Silverstein Files Appeal Briefs Forming Right to Recover Two Occurrences from WTC Insurers

January 7, 2003

Silverstein Properties Inc., along with the Port Authority and other insureds, has filed two briefs with the United States Court of Appeals for the Second Circuit establishing that the attacks on the World Trade Center constitute two occurrences for purposes of the $3.55 billion “per occurrence” insurance coverage of the Twin Towers, and that the lower court erred in ruling that three of the 24 insurers of the World Trade Center could limit their payments to a single occurrence.

If there are two occurrences, Silverstein and its co-insureds will reportedly be able to recover up to $6.7 billion for use in rebuilding; if there is one occurrence, recovery would be limited to $3.55 billion, an amount substantially less than the anticipated cost of rebuilding the World Trade Center site.

The first brief asks the Second Circuit to rule that under a policy form issued by the lead insurer of the complex, Travelers Indemnity, that leaves the term “occurrence” undefined, the events of Sept. 11 constitute two occurrences as a matter of law. The brief establishes that in determining the number of occurrences, controlling and long-established New York precedent provides that a court must look to the immediate, efficient, physical cause of the loss, and not to some indirect or remote cause of causes. Under this test, the events of Sept. 11 – in which two separate planes struck two separate buildings at two separate times, starting two separate fires that led to two separate collapses – constitute two occurrences.

Among the precedents cited in the brief is a federal appellate court decision in which Travelers successfully argued that four separate court house fires set by a single arsonist with a hatred for the judiciary should be treated as four separate occurrences, even though all four fires were set as part of a single plot and even though two of the four fires were set six minutes apart in court houses across the street from each other. Because Travelers was an excess insurer of the damaged court houses and several of the fires caused damages in an amount below the point at which Travelers would have to pay, it was in Travelers’ interest to argue that each fire was a separate occurrence. Accordingly, Travelers argued that:

The undefined term “occurrence” is “unambiguous” and there were four occurrences as a matter of law. Whether there was a “Common Scheme or Plan” or common “motivation” was “Irrelevant.” Each fire was required to be deemed a separate “occurrence” as a matter of law because “one fire did not cause any of the other fires, and each fire was set at separate times.” In a ruling that, ironically, was issued on Sept. 11, 2001, the federal appellate court hearing that case sided with Travelers, and ruled that the four fires should be treated as four separate occurrences.

Howard Rubenstein, a spokesman for Silverstein, noted, “Travelers cannot change the meaning of the word ‘occurrence’ depending on what is best for its balance sheet. If four separate court house fires started by a single arsonist counts as four separate occurrences as a matter of law, then the two separate fires started in two separate buildings as a result of two separate airplane crashes count as two occurrences as a matter of law as well, whether or not those fires were the result of a single terrorist plot.”

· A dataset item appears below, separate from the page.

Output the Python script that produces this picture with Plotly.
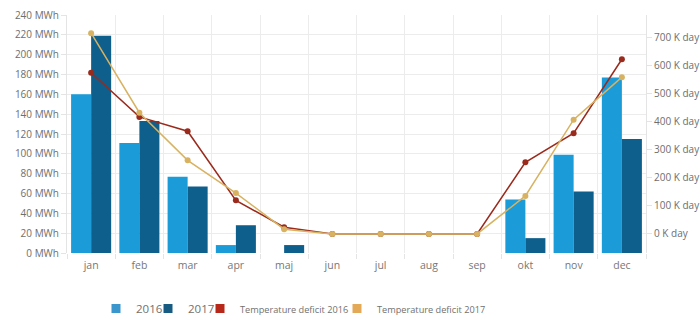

In the second brief, Silverstein establishes that the district court hearing the insurance dispute erred in ruling that three of the insurers of the Twin Towers – Hartford, Royal and St. Paul – had signed onto a particular “WilProp” form that contained a unique definition of the term “occurrence” and that under that definition, recovery was limited to a single “occurrence.” The brief shows that the insurers were told before they agreed to bind coverage for the Twin Towers that the WilProp form would not be used on the program and had been replaced with the Travelers form at Travelers’ insistence. It also shows that in ruling that these three insurers had bound to the superseded WilProp form, the district court erroneously failed to credit a mountain of evidence establishing that these three insurers intended and agreed to follow the form negotiated by Travelers as the lead carrier.

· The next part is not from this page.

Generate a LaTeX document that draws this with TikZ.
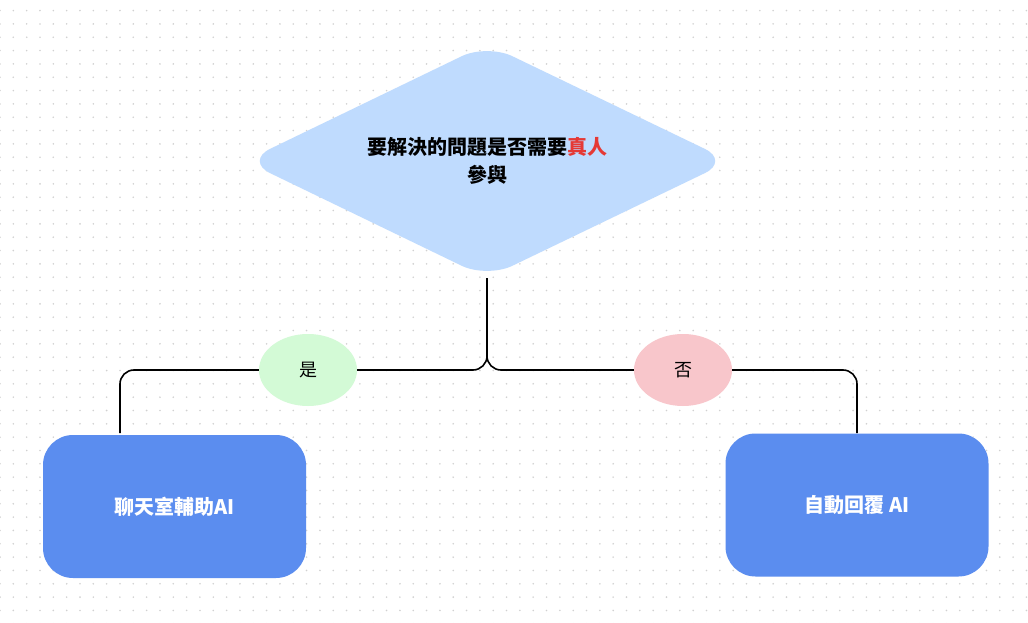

The brief also points out that the ruling by the district court judge hearing the case, Judge John S. Martin, Jr., in favor of Hartford, Royal and St. Paul was inconsistent with a subsequent Dec. 19 ruling by Judge Martin that three other insurers – Federal Insurance, a unit of Chubb; Lexington, a unit of AIG; and Zurich American – could not take advantage of the WilProp form because they had been told prior to binding that the WilProp form was not going to be applicable. Federal, Lexington and Zurich represent approximately 8.5 percent of the entire coverage of the World Trade Center buildings leased by Silverstein affiliates from the Port Authority, committing to a total of $305 million of the $3.55 billion “per occurrence” in coverage. In contrast, the three insurers that successfully argued at the district court level that their exposure should be limited to a single occurrence represent only approximately 3 three of the total coverage.

The briefs were filed jointly by the Port Authority, Silverstein and other insureds. The Second Circuit previously granted Silverstein’s motion for expedited treatment of the appeals, and has scheduled a hearing on the appeals for the week of March 24.